The EPA said they could not release the efficiency data because companies may consider it a trade secret and commercial or financial information that is exempt from being released by the EPA to the public.  Stove manufacturers claim that their efficiency information, along with almost all other data obtained from the certification testing is “confidential business information.” 

Testing for efficiency has not even been required by the EPA prior to 2015. The initial information released by the EPA indicates that it does have efficiency values for some stoves.

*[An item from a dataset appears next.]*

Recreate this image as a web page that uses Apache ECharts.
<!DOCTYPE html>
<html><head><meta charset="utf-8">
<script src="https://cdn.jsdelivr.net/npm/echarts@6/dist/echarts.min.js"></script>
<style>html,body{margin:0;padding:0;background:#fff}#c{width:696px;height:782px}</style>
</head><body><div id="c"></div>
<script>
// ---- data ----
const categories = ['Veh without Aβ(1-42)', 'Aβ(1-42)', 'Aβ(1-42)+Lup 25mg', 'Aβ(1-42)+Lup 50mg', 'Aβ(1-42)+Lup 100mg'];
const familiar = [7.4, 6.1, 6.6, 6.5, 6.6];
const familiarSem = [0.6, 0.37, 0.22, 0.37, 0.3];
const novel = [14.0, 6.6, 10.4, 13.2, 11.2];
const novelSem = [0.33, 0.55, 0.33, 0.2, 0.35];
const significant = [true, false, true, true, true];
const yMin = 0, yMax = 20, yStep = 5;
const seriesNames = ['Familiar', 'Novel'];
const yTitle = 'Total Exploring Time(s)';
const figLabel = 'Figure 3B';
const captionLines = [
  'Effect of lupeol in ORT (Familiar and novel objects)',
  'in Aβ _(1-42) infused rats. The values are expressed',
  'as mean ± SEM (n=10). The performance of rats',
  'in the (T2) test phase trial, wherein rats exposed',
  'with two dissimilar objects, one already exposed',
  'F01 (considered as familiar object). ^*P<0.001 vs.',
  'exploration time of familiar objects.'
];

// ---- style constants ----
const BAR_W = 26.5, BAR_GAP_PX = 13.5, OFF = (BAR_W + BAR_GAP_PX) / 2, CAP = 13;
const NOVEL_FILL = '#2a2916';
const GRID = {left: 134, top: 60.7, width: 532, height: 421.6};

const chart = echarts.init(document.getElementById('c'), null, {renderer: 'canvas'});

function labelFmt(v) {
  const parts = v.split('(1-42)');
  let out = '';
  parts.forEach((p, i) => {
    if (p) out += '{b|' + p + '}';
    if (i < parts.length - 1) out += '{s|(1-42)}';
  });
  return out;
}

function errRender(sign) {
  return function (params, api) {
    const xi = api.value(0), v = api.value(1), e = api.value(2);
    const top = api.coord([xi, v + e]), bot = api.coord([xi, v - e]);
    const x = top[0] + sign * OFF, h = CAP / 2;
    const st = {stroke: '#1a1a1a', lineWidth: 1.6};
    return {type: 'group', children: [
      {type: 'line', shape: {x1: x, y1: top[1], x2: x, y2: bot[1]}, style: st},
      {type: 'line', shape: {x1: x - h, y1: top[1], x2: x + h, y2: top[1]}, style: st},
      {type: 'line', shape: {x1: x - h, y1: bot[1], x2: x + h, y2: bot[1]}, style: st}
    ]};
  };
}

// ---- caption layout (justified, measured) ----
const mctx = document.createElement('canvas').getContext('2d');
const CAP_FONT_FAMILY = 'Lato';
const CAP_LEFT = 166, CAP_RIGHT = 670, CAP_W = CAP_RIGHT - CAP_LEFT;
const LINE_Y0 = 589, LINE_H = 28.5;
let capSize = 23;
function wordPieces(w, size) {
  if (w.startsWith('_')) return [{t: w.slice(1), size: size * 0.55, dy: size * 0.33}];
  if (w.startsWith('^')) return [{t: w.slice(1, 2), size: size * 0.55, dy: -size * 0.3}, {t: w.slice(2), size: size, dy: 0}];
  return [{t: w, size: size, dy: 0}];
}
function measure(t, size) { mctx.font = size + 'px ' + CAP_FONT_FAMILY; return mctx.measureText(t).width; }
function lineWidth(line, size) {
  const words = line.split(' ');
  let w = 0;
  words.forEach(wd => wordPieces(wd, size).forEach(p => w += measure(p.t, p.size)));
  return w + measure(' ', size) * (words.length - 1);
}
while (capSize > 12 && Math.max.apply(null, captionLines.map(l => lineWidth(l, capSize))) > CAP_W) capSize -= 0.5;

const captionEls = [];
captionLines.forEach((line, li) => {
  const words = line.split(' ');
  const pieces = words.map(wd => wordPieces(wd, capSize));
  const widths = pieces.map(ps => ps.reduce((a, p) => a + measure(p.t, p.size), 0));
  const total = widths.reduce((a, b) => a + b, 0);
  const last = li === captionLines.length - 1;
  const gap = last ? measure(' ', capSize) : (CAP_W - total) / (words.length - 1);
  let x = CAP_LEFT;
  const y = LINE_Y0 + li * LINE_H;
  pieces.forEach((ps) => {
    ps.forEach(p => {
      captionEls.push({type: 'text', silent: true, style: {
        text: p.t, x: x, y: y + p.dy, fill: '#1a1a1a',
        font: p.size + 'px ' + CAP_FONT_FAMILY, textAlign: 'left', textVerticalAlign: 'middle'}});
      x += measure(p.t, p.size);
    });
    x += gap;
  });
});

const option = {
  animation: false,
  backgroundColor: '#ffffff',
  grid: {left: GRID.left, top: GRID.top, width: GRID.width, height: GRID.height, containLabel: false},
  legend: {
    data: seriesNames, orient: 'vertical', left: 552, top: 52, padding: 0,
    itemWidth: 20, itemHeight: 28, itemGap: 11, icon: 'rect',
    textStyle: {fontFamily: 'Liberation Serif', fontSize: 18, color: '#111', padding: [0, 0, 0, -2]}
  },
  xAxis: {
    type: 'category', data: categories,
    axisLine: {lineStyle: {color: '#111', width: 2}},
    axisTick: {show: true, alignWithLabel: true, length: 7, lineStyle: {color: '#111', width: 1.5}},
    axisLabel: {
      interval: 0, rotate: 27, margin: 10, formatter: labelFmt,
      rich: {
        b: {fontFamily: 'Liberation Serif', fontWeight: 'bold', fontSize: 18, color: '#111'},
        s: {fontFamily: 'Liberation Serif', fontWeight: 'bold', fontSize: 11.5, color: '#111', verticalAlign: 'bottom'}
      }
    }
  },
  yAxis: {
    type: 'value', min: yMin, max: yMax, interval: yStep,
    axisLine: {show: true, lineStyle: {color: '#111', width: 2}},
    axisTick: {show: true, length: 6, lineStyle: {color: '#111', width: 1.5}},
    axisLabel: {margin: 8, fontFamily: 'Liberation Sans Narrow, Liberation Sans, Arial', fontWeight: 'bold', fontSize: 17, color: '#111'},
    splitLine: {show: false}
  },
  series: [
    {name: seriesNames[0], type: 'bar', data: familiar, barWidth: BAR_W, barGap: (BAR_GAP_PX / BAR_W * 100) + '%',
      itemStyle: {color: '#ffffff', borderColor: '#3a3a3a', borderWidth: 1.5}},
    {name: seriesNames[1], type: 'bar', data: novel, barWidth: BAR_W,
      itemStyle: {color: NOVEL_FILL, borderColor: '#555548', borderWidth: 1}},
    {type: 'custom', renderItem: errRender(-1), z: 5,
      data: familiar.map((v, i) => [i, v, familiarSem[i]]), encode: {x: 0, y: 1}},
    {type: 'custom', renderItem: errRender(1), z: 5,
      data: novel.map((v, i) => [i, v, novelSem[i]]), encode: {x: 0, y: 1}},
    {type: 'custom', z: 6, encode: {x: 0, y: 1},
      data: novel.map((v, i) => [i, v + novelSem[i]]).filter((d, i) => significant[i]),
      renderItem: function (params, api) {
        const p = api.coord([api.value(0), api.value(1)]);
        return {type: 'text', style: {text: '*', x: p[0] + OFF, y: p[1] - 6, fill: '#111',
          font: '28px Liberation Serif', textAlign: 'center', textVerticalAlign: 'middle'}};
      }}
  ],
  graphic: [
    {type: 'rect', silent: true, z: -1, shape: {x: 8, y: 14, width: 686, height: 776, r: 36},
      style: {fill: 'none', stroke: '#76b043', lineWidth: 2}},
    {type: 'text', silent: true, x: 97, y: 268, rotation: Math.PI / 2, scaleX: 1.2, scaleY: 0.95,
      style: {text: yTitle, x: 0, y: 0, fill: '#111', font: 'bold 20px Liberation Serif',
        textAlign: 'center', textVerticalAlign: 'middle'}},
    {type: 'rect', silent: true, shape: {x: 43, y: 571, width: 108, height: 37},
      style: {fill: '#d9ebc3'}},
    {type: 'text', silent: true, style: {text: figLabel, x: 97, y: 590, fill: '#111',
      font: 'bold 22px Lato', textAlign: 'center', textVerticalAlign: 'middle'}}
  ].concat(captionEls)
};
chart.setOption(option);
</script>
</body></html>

However, the EPA left open the possibility that it might release the efficiency values if the Alliance for Green Heat wants to receive a “final confidentiality determination” that would involve giving manufacturers an opportunity to substantiate their confidentiality claims.  If the EPA informs manufacturers that it agrees that efficiency information should be public, manufacturers would have to challenge the EPA in court to prevent the EPA from releasing that information.

John Ackerly, President of the Alliance for Green Heat said that the organization intends to seek a final determination from the EPA.  “Cars, furnaces and large appliances all have to report their efficiency and energy use to the public and this is a critical part of helping consumers save money and help the environment.  Why should there be a special exemption for pellet stoves?” Ackerly asked. 

“The lack of transparency on efficiency is holding back this sector, as other forms of renewable energy are quickly gaining traction,” Ackerly noted. 

The new EPA wood heater regulations will require manufacturers to disclosure the efficiency of new wood and pellet stoves tested after May 15, 2015.  However, stoves that are already on the market will not need to be tested for another 4-5 years and will not be required to disclose their efficiency until this time.  Many manufacturers obtain efficiency data during their EPA certification tests and include them in their test reports to the EPA, although they do not release them to the public.  The FOIA was an attempt to get the EPA to release this information that it already has in its files.

Pellet stoves have a very wide range of efficiencies and manufacturers may claim that if they released the actual efficiency of their stoves it cold cause substantial harm to their competitive position, which is one of the reasons the EPA withholds business information.

Stove manufacturers are also hesitant to disclose efficiency information to their consumers because if their efficiencies are under 75%, their product would not be eligible for a federal tax credit that has often been retroactively renewed and requires a 75% minimum efficiency.  Since neither Congress, nor the IRS, nor EPA requires any standardized measure of efficiency, stove manufacturers can claim that nearly 100% of stoves on the market are 75% efficient.  If the EPA were to disclose actual efficiencies, it would make it harder for manufacturers to convince consumers that all their stoves were over 75% efficient.

The number of U.S. homes with pellet stoves far outnumber those with residential solar panels by a ratio of about 2:1.  Pellet stoves typically cost $1,100-$3,500, and have a payback period of 3-7 years depending on such factors as the price of the fossil fuel being displaced, the frequency the stove is used – and its efficiency.